The problem stated in the current paper might be investigated further in several directions. One of them is a possible study on the SGBM with more than two clusters. The situation here is quite different from the SBM where the spectral clustering algorithm with few eigenvectors associated with the smallest non-zero eigenvalues provides good performance. In the SGBM even the choice of such eigenvectors is not trivial, since the ‘optimal’ eigenvalue for distinguishing two clusters is often not the smallest one.

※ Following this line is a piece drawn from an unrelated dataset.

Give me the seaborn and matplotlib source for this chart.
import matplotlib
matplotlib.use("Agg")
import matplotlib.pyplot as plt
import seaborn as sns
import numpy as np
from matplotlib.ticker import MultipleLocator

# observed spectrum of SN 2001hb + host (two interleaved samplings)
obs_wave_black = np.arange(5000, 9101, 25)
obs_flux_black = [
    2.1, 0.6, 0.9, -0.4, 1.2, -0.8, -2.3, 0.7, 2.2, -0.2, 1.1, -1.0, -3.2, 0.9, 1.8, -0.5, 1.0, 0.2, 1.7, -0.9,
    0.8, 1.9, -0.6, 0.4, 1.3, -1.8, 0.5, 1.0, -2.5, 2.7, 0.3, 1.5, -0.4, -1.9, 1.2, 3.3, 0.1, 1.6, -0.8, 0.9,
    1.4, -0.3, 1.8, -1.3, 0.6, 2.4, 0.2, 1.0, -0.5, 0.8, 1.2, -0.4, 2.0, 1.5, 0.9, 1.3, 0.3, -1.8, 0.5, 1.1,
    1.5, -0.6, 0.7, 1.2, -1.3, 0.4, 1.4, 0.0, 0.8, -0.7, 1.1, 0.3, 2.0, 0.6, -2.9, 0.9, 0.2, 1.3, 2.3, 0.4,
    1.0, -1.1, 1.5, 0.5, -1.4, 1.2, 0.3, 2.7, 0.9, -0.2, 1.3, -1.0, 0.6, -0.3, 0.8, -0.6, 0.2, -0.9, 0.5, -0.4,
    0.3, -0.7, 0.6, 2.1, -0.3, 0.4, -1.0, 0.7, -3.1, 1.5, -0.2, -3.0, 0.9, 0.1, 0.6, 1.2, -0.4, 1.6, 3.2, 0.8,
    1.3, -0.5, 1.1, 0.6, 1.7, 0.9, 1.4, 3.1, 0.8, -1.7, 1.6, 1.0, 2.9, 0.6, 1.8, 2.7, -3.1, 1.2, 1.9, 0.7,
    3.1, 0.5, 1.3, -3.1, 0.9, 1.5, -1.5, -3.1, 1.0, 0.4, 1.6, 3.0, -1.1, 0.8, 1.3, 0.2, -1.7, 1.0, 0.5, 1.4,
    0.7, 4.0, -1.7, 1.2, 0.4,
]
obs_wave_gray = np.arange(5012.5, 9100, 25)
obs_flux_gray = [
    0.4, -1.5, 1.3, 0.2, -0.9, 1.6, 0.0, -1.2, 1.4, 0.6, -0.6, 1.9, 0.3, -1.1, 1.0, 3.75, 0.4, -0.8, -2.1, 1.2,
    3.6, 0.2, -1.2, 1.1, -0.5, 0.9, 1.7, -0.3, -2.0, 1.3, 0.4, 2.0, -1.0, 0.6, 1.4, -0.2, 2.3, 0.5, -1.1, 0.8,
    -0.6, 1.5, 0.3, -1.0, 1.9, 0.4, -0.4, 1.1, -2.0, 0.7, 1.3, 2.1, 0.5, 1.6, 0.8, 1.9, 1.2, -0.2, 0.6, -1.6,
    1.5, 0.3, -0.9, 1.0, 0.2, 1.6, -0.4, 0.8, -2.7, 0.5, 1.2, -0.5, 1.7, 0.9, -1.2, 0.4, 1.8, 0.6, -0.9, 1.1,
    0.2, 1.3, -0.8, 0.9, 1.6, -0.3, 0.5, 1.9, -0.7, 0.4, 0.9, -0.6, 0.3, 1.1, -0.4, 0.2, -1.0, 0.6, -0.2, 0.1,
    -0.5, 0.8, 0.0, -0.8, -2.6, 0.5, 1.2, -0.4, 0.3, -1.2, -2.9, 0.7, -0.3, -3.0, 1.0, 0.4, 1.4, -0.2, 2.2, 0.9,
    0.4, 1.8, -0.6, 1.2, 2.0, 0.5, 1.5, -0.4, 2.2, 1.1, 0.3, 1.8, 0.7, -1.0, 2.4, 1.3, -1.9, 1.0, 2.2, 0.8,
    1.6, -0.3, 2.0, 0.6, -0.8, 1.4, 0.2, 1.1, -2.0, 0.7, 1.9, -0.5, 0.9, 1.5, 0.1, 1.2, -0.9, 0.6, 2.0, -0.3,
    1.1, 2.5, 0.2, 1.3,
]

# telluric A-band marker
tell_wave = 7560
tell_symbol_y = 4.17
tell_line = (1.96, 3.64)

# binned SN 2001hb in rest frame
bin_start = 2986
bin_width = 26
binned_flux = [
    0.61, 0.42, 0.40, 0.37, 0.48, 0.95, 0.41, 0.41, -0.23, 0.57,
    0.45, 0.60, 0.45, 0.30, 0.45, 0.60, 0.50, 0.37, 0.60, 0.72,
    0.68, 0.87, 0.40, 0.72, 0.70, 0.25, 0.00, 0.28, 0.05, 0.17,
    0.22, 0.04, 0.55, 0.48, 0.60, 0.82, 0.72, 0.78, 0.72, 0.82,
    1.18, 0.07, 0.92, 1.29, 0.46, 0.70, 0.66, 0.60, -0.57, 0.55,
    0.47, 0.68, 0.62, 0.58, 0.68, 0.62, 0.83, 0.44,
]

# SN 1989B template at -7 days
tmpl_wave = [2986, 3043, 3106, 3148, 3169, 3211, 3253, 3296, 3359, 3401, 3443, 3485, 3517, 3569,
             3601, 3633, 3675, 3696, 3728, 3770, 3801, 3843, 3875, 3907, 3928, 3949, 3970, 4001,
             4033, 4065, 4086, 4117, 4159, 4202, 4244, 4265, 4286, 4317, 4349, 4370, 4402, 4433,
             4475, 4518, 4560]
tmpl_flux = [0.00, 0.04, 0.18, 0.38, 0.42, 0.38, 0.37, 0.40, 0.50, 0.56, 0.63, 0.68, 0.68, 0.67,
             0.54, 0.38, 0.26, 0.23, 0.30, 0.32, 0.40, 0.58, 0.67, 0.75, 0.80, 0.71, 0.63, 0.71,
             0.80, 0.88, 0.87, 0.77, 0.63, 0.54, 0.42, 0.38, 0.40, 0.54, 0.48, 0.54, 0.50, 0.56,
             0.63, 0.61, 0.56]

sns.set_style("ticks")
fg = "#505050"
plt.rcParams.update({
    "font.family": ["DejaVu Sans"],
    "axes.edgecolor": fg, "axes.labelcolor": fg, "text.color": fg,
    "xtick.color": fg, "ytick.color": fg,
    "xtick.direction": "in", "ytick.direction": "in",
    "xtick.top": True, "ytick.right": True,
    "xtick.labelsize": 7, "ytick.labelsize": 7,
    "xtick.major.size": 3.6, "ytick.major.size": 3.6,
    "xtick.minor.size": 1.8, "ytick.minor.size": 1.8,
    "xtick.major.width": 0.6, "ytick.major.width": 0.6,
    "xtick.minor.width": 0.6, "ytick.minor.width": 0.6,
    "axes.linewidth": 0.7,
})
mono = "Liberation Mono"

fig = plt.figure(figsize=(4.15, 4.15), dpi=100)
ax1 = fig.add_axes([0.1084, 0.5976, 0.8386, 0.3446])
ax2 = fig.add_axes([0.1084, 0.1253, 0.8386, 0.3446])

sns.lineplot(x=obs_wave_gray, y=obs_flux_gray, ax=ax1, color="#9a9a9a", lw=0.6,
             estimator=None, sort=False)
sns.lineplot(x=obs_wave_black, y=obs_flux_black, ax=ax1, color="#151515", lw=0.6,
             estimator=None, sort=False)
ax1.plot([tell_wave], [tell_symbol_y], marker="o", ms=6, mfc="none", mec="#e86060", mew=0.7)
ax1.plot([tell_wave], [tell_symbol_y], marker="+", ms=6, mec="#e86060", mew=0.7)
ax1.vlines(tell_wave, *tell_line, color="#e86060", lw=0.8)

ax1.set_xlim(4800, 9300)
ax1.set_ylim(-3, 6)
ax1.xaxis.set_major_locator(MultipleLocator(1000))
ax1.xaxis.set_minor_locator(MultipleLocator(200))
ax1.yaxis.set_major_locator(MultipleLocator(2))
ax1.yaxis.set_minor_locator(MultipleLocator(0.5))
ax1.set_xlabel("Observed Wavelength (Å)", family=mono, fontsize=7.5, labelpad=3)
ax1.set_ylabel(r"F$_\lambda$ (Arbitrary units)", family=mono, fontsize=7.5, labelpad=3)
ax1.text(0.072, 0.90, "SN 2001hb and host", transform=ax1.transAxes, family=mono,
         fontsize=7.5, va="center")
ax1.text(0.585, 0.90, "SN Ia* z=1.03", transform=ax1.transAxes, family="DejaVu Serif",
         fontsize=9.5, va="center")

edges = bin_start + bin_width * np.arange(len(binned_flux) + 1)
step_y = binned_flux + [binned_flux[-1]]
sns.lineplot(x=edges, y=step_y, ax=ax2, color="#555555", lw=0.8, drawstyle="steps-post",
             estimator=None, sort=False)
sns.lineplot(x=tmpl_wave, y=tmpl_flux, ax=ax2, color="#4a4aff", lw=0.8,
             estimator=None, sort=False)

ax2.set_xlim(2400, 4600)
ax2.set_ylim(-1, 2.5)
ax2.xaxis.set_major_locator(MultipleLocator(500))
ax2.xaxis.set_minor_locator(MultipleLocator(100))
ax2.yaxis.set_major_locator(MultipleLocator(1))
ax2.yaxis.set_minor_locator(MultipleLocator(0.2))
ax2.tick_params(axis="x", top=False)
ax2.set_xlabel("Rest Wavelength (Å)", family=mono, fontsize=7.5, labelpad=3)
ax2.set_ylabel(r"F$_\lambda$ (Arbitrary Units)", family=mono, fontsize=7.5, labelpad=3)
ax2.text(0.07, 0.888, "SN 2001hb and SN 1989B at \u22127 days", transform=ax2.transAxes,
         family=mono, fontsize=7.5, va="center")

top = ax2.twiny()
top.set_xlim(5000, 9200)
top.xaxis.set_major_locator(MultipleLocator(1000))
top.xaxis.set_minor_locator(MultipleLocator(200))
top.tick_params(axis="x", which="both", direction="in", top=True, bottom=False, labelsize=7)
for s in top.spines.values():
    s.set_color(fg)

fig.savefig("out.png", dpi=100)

Another natural direction of research is the investigation of the sparse regime, since all our theoretical results concern the case of degrees linear in n (this assumption is used for the analysis of the adjacency matrix spectrum and for finding the spectral gap around the ‘ideal’ eigenvalue \(\tilde{\lambda }\)). In sparser regimes, there are effective algorithms for some particular cases of the SGBM (e. g., for the GBM), but there is no established threshold when exact recovery is theoretically possible. Unfortunately, the method of the current paper without revision is not appropriate for this situation, and the technique will very likely be much more complicated.

Finally, considering weighted geometric graphs could be an interesting task for applications where clustering of weighted graphs is pertinent. For instance, the functions \(F_\mathrm{in}\) and \(F_\mathrm{out}\) can be considered as weights on the edges in a graph. We believe that most of the results of the paper may be easily transferred to this case.